> _Challenge_: Tally the lines in the listing below that include "matplotlib". Answer with the count and nothing more.

** START OF Data section **

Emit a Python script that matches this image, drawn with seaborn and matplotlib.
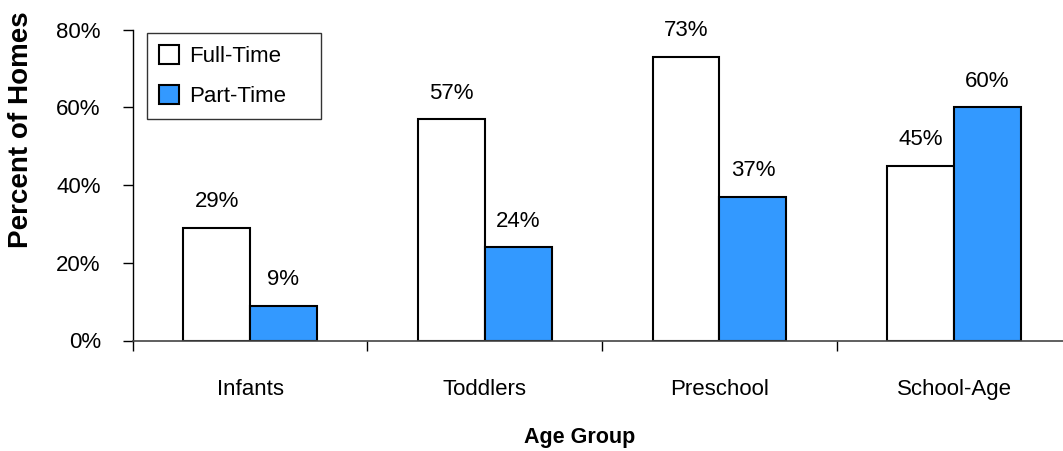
import matplotlib
matplotlib.use("Agg")
import matplotlib.pyplot as plt
import seaborn as sns
import pandas as pd
from matplotlib.patches import Patch

categories = ["Infants", "Toddlers", "Preschool", "School-Age"]
full_time = [29, 57, 73, 45]
part_time = [9, 24, 37, 60]
series = ["Full-Time", "Part-Time"]
y_ticks = [0, 20, 40, 60, 80]

sns.set_style("white")
plt.rcParams["font.family"] = ["Liberation Sans", "DejaVu Sans"]
plt.rcParams["text.color"] = "black"
plt.rcParams["axes.labelcolor"] = "black"
plt.rcParams["xtick.color"] = "black"
plt.rcParams["ytick.color"] = "black"

df = pd.DataFrame({
    "Age Group": categories * 2,
    "Percent": full_time + part_time,
    "Type": [series[0]] * 4 + [series[1]] * 4,
})

W, H = 1063, 451
fig = plt.figure(figsize=(W / 100, H / 100), dpi=100)
left, right = 132.7, 1063
bottom, top = 451 - 340.5, 451 - 29.5
aw, ah = right - left, top - bottom
ax = fig.add_axes([left / W, bottom / H, aw / W, ah / H])

palette = {"Full-Time": "#FFFFFF", "Part-Time": "#3399FF"}
sns.barplot(data=df, x="Age Group", y="Percent", hue="Type", order=categories,
            hue_order=series, palette=palette, width=0.57, edgecolor="black",
            linewidth=1.5, saturation=1, ax=ax, legend=False)

ax.set_xlim(-0.5, -0.5 + aw / 234.7)
ax.set_ylim(0, 80)
ax.set_yticks(y_ticks)
ax.set_yticklabels([f"{v}%" for v in y_ticks], fontsize=16)

ax.set_xticks([-0.5, 0.5, 1.5, 2.5])
ax.set_xticklabels([])
ax.set_xticks(range(len(categories)), minor=True)
ax.set_xticklabels(categories, minor=True, fontsize=16)
ax.tick_params(axis="x", which="minor", bottom=False, length=0, pad=28)
ax.tick_params(axis="x", which="major", bottom=True, length=7, width=1, direction="out")
ax.tick_params(axis="y", left=True, length=7, width=1, direction="out", pad=16)

for s in ["top", "right"]:
    ax.spines[s].set_visible(False)
ax.spines["left"].set_color("black")
ax.spines["bottom"].set_color("#444444")
ax.spines["left"].set_linewidth(1)
ax.spines["bottom"].set_linewidth(1.2)

for cont in ax.containers:
    ax.bar_label(cont, labels=[f"{v:.0f}%" for v in cont.datavalues], padding=11,
                 fontsize=16)

ax.set_xlabel("Age Group", fontsize=15.5, fontweight="bold")
ax.xaxis.set_label_coords((580 - left) / aw, -(437 - 340.5) / ah)
ax.xaxis.label.set_va("center")
ax.set_ylabel("Percent of Homes", fontsize=20, fontweight="bold")
ax.yaxis.set_label_coords(-(left - 21) / aw, (340.5 - 130) / ah)
ax.yaxis.label.set_va("center")

handles = [Patch(facecolor=palette[s], edgecolor="black", linewidth=1.5, label=s) for s in series]
lx0 = (147 - left) / aw
lw = (321 - 147) / aw
ly1 = (340.5 - 33) / ah
lh = (117 - 33) / ah
leg = ax.legend(handles=handles, loc="upper left",
                bbox_to_anchor=(lx0, ly1 - lh, lw, lh), mode="expand",
                frameon=True, fancybox=False, edgecolor="black", fontsize=16,
                handlelength=0.9, handleheight=0.9, handletextpad=0.45,
                borderpad=0.55, labelspacing=0.82, borderaxespad=0)
leg.get_frame().set_linewidth(1)

fig.savefig("out.png", dpi=100)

** END OF Data section **

> _Solution to this exercise_: 5